Our current Government can afford to be in fine-tuning mode, but there is no reason for it to be complacent about future contingencies.

Only two options?
It does not require an expert to ascertain that New Zealand governments and taxpayers from 2015 onwards may experience diminishing ability to provide ‘real value’ retirement benefits to an increasing percentage of the total population. To counter this possibility our political leaders have only two options from which to select a course of action:

  1. Hold the present course and encourage voluntary long-term savings through education. This option involves: Following the recommendations of the Todd reports using the Retirement Commissioner’s Office as the teaching vehicle, monitoring progress and implementing change when problems emerge or are recognised.
  2. Acknowledge that risk potentially exists for a major fiscal liability in the area of provision of retirement benefits, within 20 years. This option involves: Reinstating objective consultative research and a positive stance to evaluate scenarios of potential fiscal risk, and when risk is ascertained, to use all means available to create a meaningful savings environment to minimise the risk. A meaningful savings environment is one that is conducive for personal taxpayers to voluntarily enter long term contractual savings.
An accountability issue differentiates the two options. The first option is the low-key approach akin to ‘steering towards land with storm clouds on the horizon’, while the second option represents a standard approach in risk management situations.
The second option is arguably more acceptable as risk is both quantifiable and manageable. A positive move to assess risk followed by an action plan to counteract it is definitely prudent in any business practice. In this situation ‘risk’ represents any possibility that damage could occur to the social and economic fabric of New Zealand, in the event of Government’s inability to fund ‘real value’ retirement benefits post 2015.

One logical approach
There is still room to move forward.

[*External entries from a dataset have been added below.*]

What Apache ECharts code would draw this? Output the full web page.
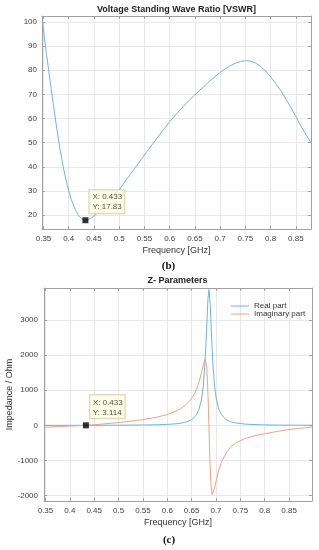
<!DOCTYPE html>
<html><head><meta charset="utf-8">
<script src="https://cdn.jsdelivr.net/npm/echarts@6/dist/echarts.min.js"></script>
<style>html,body{margin:0;padding:0;background:#fff}#c{width:319px;height:550px}</style>
</head><body><div id="c"></div>
<script>
// ---- data ----
const vswrFreq  = [0.348,0.352,0.356,0.360,0.365,0.370,0.375,0.380,0.385,0.390,0.395,0.400,0.405,0.410,0.415,0.420,0.425,0.430,0.433,0.437,0.440,0.445,0.450,0.455,0.460,0.465,0.470,0.475,0.480,0.490,0.500,0.520,0.540,0.560,0.580,0.600,0.620,0.640,0.660,0.680,0.700,0.710,0.720,0.730,0.740,0.750,0.760,0.770,0.780,0.790,0.800,0.810,0.820,0.830,0.840,0.850,0.860,0.870,0.880];
const vswrValue = [100.5,93.0,86.5,80.5,72.5,65.0,57.8,50.8,44.5,39.0,34.2,30.0,26.5,23.7,21.4,19.7,18.6,17.95,17.83,17.95,18.2,18.8,19.6,20.5,21.5,22.6,23.8,25.0,26.3,28.5,30.5,36.3,42.0,47.7,53.3,58.7,63.5,67.8,71.8,75.6,79.1,80.6,81.9,82.9,83.6,84.0,83.8,83.0,81.6,79.7,77.3,74.6,71.6,68.2,64.6,60.8,56.9,53.3,50.0];

const zFreq = [0.350,0.380,0.400,0.433,0.450,0.500,0.550,0.580,0.600,0.620,0.630,0.640,0.650,0.655,0.660,0.665,0.670,0.674,0.6775,0.681,0.6835,0.6855,0.688,0.690,0.692,0.694,0.697,0.700,0.705,0.710,0.720,0.730,0.740,0.760,0.780,0.800,0.830,0.860,0.897];
const zReal = [2,2,3,3,4,6,12,20,30,50,70,103,165,220,306,453,726,1147,1797,2830,3603,3860,3468,2828,2192,1678,1145,804,491,327,172,105,71,38,24,16,10,7,5];
const zImag = [-50,-32,-18,3.114,20,80,165,240,310,420,500,610,770,885,1030,1225,1485,1735,1886,1670,925,-42,-1206,-1748,-1971,-1900,-1790,-1590,-1300,-1085,-800,-620,-505,-370,-290,-235,-160,-100,-46];

const seriesNames = ['Real part','Imaginary part'];
const vswrTip = [0.433, 17.83];
const zTip = [0.433, 3.114];

const xTickVals = [0.35,0.4,0.45,0.5,0.55,0.6,0.65,0.7,0.75,0.8,0.85];
const xTickLabels = ['0.35','0.4','0.45','0.5','0.55','0.6','0.65','0.7','0.75','0.8','0.85'];
const vswrTickVals = [20,30,40,50,60,70,80,90,100];
const vswrTickLabels = ['20','30','40','50','60','70','80','90','100'];
const zTickVals = [-2000,-1000,0,1000,2000,3000];
const zTickLabels = ['-2000','-1000','0','1000','2000','3000'];

// ---- chart ----
const FONT = 'Liberation Sans, Arial, Helvetica, sans-serif';
const AX = '#a0a0a0';
const GRIDC = '#e8e8e8';
const BLUE = '#6fb3e6';
const ORANGE = '#f0a283';

function fmt(vals, labels, eps) {
  return function (v) {
    for (let i = 0; i < vals.length; i++) if (Math.abs(v - vals[i]) < eps) return labels[i];
    return '';
  };
}
function mainX(gi, min, max, nameGap) {
  return {gridIndex: gi, type: 'value', min: min, max: max, splitNumber: 11, position: 'bottom',
    axisLine: {show: true, onZero: false, lineStyle: {color: AX, width: 1}},
    axisTick: {show: true, inside: true, length: 3, lineStyle: {color: AX}},
    axisLabel: {fontSize: 8, color: '#3c3c3c', margin: 6, fontFamily: FONT, formatter: fmt(xTickVals, xTickLabels, 1e-6)},
    splitLine: {show: true, lineStyle: {color: GRIDC, width: 1}},
    name: 'Frequency [GHz]', nameLocation: 'middle', nameGap: nameGap, nameMoveOverlap: false,
    nameTextStyle: {fontSize: 9, color: '#333', fontFamily: FONT}};
}
function boxX(gi, min, max) {
  return {gridIndex: gi, type: 'value', min: min, max: max, splitNumber: 11, position: 'top',
    axisLine: {show: true, onZero: false, lineStyle: {color: AX, width: 1}},
    axisTick: {show: true, inside: true, length: 3, lineStyle: {color: AX}},
    axisLabel: {show: false}, splitLine: {show: false}};
}
function mainY(gi, min, max, split, vals, labels, margin, extra) {
  return Object.assign({gridIndex: gi, type: 'value', min: min, max: max, splitNumber: split, position: 'left',
    axisLine: {show: true, onZero: false, lineStyle: {color: AX, width: 1}},
    axisTick: {show: true, inside: true, length: 3, lineStyle: {color: AX}},
    axisLabel: {fontSize: 8, color: '#3c3c3c', margin: margin, fontFamily: FONT, formatter: fmt(vals, labels, 1e-3)},
    splitLine: {show: true, lineStyle: {color: GRIDC, width: 1}}}, extra || {});
}
function boxY(gi, min, max, split) {
  return {gridIndex: gi, type: 'value', min: min, max: max, splitNumber: split, position: 'right',
    axisLine: {show: true, onZero: false, lineStyle: {color: AX, width: 1}},
    axisTick: {show: true, inside: true, length: 3, lineStyle: {color: AX}},
    axisLabel: {show: false}, splitLine: {show: false}};
}

const tipLabel = {
  show: true, position: [7, -27], fontSize: 8, lineHeight: 10, color: '#222', fontFamily: FONT,
  backgroundColor: '#ffffe1', borderColor: '#c9c9a6', borderWidth: 1, padding: [2, 2, 1, 3]
};

const option = {
  backgroundColor: '#fff',
  animation: false,
  textStyle: {fontFamily: FONT},
  grid: [
    {left: 42, top: 16, width: 269, height: 213, containLabel: false, outerBoundsMode: 'none'},
    {left: 44, top: 288, width: 268, height: 213, containLabel: false, outerBoundsMode: 'none'}
  ],
  xAxis: [
    mainX(0, 0.347, 0.88, 17),
    boxX(0, 0.347, 0.88),
    mainX(1, 0.347, 0.897, 17),
    boxX(1, 0.347, 0.897)
  ],
  yAxis: [
    mainY(0, 14.2, 102.5, 9, vswrTickVals, vswrTickLabels, 5),
    boxY(0, 14.2, 102.5, 9),
    mainY(1, -2150, 3910, 6, zTickVals, zTickLabels, 6,
      {name: 'Impedance / Ohm', nameLocation: 'middle', nameRotate: 90, nameGap: 30, nameMoveOverlap: false,
       nameTextStyle: {fontSize: 9, color: '#333', fontFamily: FONT}}),
    boxY(1, -2150, 3910, 6)
  ],
  legend: {
    left: 231, top: 302, orient: 'vertical', padding: 0, itemGap: 0,
    itemWidth: 18, itemHeight: 1, icon: 'rect',
    textStyle: {fontSize: 8, color: '#333', fontFamily: FONT},
    data: seriesNames
  },
  series: [
    {type: 'line', xAxisIndex: 0, yAxisIndex: 0, symbol: 'none',
     lineStyle: {color: BLUE, width: 1}, itemStyle: {color: BLUE},
     data: vswrFreq.map((f, i) => [f, vswrValue[i]])},
    {type: 'scatter', xAxisIndex: 0, yAxisIndex: 0, symbol: 'rect', symbolSize: 6, z: 10,
     itemStyle: {color: '#000'}, label: Object.assign({}, tipLabel, {formatter: 'X: ' + vswrTip[0] + '\nY: ' + vswrTip[1]}),
     data: [vswrTip]},
    {name: seriesNames[0], type: 'line', xAxisIndex: 2, yAxisIndex: 2, symbol: 'none',
     lineStyle: {color: BLUE, width: 1}, itemStyle: {color: BLUE},
     data: zFreq.map((f, i) => [f, zReal[i]])},
    {name: seriesNames[1], type: 'line', xAxisIndex: 2, yAxisIndex: 2, symbol: 'none',
     lineStyle: {color: ORANGE, width: 1}, itemStyle: {color: ORANGE},
     data: zFreq.map((f, i) => [f, zImag[i]])},
    {type: 'scatter', xAxisIndex: 2, yAxisIndex: 2, symbol: 'rect', symbolSize: 6, z: 10,
     itemStyle: {color: '#000'}, label: Object.assign({}, tipLabel, {formatter: 'X: ' + zTip[0] + '\nY: ' + zTip[1]}),
     data: [zTip]}
  ],
  graphic: [
    {type: 'text', x: 176.5, y: 10, style: {text: 'Voltage Standing Wave Ratio [VSWR]', fill: '#222', font: 'bold 9px ' + FONT, textAlign: 'center', textVerticalAlign: 'middle', verticalAlign: 'middle'}},
    {type: 'text', x: 168.5, y: 266, style: {text: '(b)', fill: '#111', font: 'bold 11px Liberation Serif, Times New Roman, serif', textAlign: 'center', textVerticalAlign: 'middle', verticalAlign: 'middle'}},
    {type: 'text', x: 177.5, y: 280.5, style: {text: 'Z- Parameters', fill: '#222', font: 'bold 9px ' + FONT, textAlign: 'center', textVerticalAlign: 'middle', verticalAlign: 'middle'}},
    {type: 'text', x: 169, y: 540, style: {text: '(c)', fill: '#111', font: 'bold 11px Liberation Serif, Times New Roman, serif', textAlign: 'center', textVerticalAlign: 'middle', verticalAlign: 'middle'}}
  ]
};
const chart = echarts.init(document.getElementById('c'), null, {renderer: 'canvas'});
chart.setOption(option);
</script>
</body></html>
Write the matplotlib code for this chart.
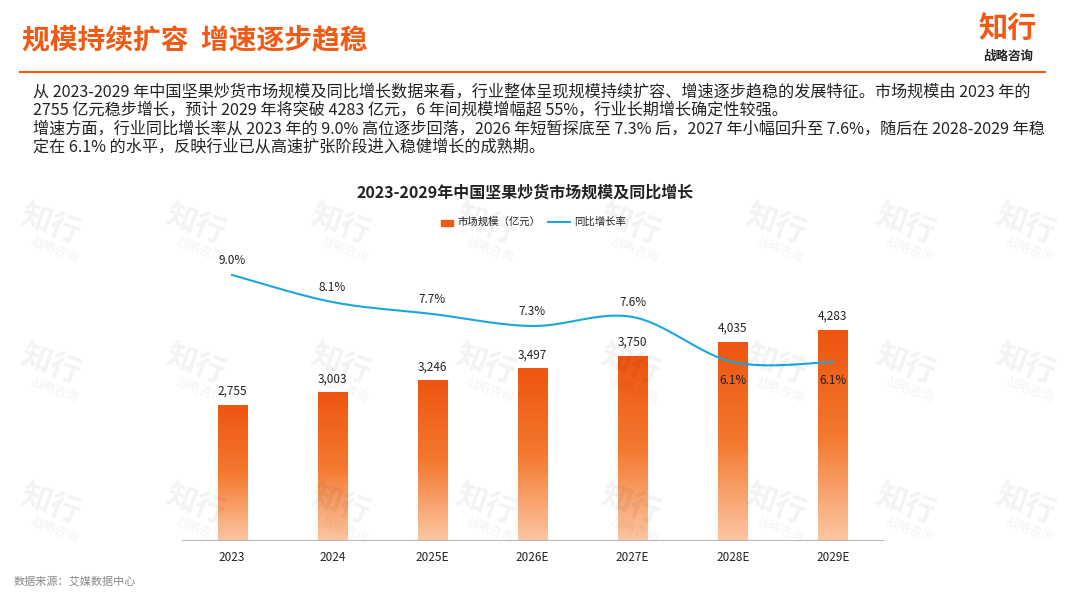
import matplotlib
matplotlib.use("Agg")
import matplotlib.pyplot as plt
import numpy as np
from matplotlib.colors import LinearSegmentedColormap

plt.rcParams["font.family"] = ["Noto Sans CJK SC", "DejaVu Sans"]

years = ["2023", "2024", "2025E", "2026E", "2027E", "2028E", "2029E"]
market_size = [2755, 3003, 3246, 3497, 3750, 4035, 4283]
growth_rate = [9.0, 8.1, 7.7, 7.3, 7.6, 6.1, 6.1]

W, H = 1067, 600
fig = plt.figure(figsize=(W / 100, H / 100), dpi=100)
ORANGE = "#F05A14"


def fx(px):
    return px / W


def fy(py):
    return 1 - py / H


# watermarks
for wy in [225, 365, 505]:
    for wx in [50, 195, 340, 485, 630, 775, 905, 1025]:
        fig.text(fx(wx), fy(wy), "知行", fontsize=22, fontweight="bold", color="#000000",
                 alpha=0.05, rotation=-20, ha="center", va="center")
        fig.text(fx(wx + 5), fy(wy + 25), "战略咨询", fontsize=9, color="#000000",
                 alpha=0.05, rotation=-20, ha="center", va="center")

# header
fig.text(fx(22), fy(40), "规模持续扩容  增速逐步趋稳", fontsize=20, fontweight="bold",
         color=ORANGE, va="center")
fig.add_artist(plt.Line2D([fx(20), fx(1045)], [fy(72), fy(72)], color=ORANGE, lw=1.5))
fig.text(fx(1008), fy(28), "知行", fontsize=21, fontweight="bold", color=ORANGE,
         ha="center", va="center")
fig.text(fx(1008), fy(56), "战略咨询", fontsize=9, fontweight="bold", color="#222222",
         ha="center", va="center")

para = ("从 2023-2029 年中国坚果炒货市场规模及同比增长数据来看，行业整体呈现规模持续扩容、增速逐步趋稳的发展特征。市场规模由 2023 年的\n"
        "2755 亿元稳步增长，预计 2029 年将突破 4283 亿元，6 年间规模增幅超 55%，行业长期增长确定性较强。\n"
        "增速方面，行业同比增长率从 2023 年的 9.0% 高位逐步回落，2026 年短暂探底至 7.3% 后，2027 年小幅回升至 7.6%，随后在 2028-2029 年稳\n"
        "定在 6.1% 的水平，反映行业已从高速扩张阶段进入稳健增长的成熟期。")
fig.text(fx(33), fy(83), para, fontsize=11.6, color="#222222", va="top", linespacing=1.12)

fig.text(fx(525), fy(193), "2023-2029年中国坚果炒货市场规模及同比增长", fontsize=11.5,
         fontweight="bold", color="#222222", ha="center", va="center")

# axes
ax = fig.add_axes([fx(182), fy(540), fx(883 - 182), (540 - 250) / H])
x = np.arange(len(years))
ax.set_xlim(-0.5, len(years) - 0.5)
ax.set_ylim(0, 290 / 0.049)
cmap = LinearSegmentedColormap.from_list("o", ["#FCC6A2", "#F4782E", "#EE5510"])
grad = np.linspace(0, 1, 256).reshape(-1, 1)
bw = 0.29
for i, v in enumerate(market_size):
    ax.imshow(grad, cmap=cmap, extent=[i - bw / 2, i + bw / 2, 0, v], origin="lower",
              aspect="auto", zorder=2)
    ax.text(i, v + 150, f"{v:,}", ha="center", va="bottom", fontsize=8.5, color="#222222")
ax.set_aspect("auto")
for s in ["top", "right", "left"]:
    ax.spines[s].set_visible(False)
ax.spines["bottom"].set_color("#BBBBBB")
ax.set_yticks([])
ax.set_xticks(x)
ax.set_xticklabels(years, fontsize=8.5, color="#222222")
ax.tick_params(axis="x", length=0, pad=8)

ax2 = ax.twinx()
ax2.set_ylim(9 - 265 / 30, 9 + 25 / 30)
ax2.set_axis_off()
# smooth curve (Catmull-Rom through the data points)
pts = np.column_stack([x, growth_rate]).astype(float)
ext = np.vstack([pts[0], pts, pts[-1]])
cx, cy = [], []
for k in range(1, len(ext) - 2):
    p0, p1, p2, p3 = ext[k - 1], ext[k], ext[k + 1], ext[k + 2]
    t = np.linspace(0, 1, 30)[:, None]
    c = 0.5 * (2 * p1 + (-p0 + p2) * t + (2 * p0 - 5 * p1 + 4 * p2 - p3) * t ** 2
               + (-p0 + 3 * p1 - 3 * p2 + p3) * t ** 3)
    cx.extend(c[:, 0]); cy.extend(c[:, 1])
ax2.plot(cx, cy, color="#1BA6E0", lw=1.5, zorder=3)
for i, g in enumerate(growth_rate):
    if i >= 5:
        ax2.text(i, g - 0.6, f"{g:.1f}%", ha="center", va="center", fontsize=8.5, color="#222222")
    else:
        ax2.text(i, g + 0.5, f"{g:.1f}%", ha="center", va="center", fontsize=8.5, color="#222222")

# legend
fig.add_artist(plt.Rectangle((fx(441), fy(226)), fx(12), 6 / H, color=ORANGE))
fig.text(fx(457), fy(222), "市场规模（亿元）", fontsize=7.5, color="#222222", va="center")
fig.add_artist(plt.Line2D([fx(548), fx(570)], [fy(222), fy(222)], color="#1BA6E0", lw=1.5))
fig.text(fx(574), fy(222), "同比增长率", fontsize=7.5, color="#222222", va="center")

fig.text(fx(14), fy(581), "数据来源：艾媒数据中心", fontsize=8, color="#888888", va="center")

fig.savefig("out.png", dpi=100)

One logical approach for Government to pursue includes:

  • Undertaking in-depth market research to determine and peg the current ‘base’ of funds held in long term savings vehicles, projecting the future contingency for providing ‘real-value’ retirement benefits, restating ‘national superannuation’ objectives, and moving to ‘ring-fence’ all current and future schemes with revised criteria for approval covering quality standards for administration, service and performance, through amendment of existing legislation.
  • Concurrent with the first set of actions, review and amend taxation legislation applicable to approved superannuation arrangements to achieve ‘equity, incentives and encouragement’ and removal of all current anomalies to allow bona fide long term and contractual saving by individual taxpayers through private superannuation schemes.
This is one solution that would move New Zealand towards a meaningful and long lasting superannuation structure. It would also enable Government to manage and minimise the fiscal risk associated with an ageing-population explosion early next century.

Rob Walker is the principal of Investment Management Consultants Ltd, a research house and advisor on the New Zealand investment industry. He was until 1995, the managing director of Southpac Investment Management Ltd.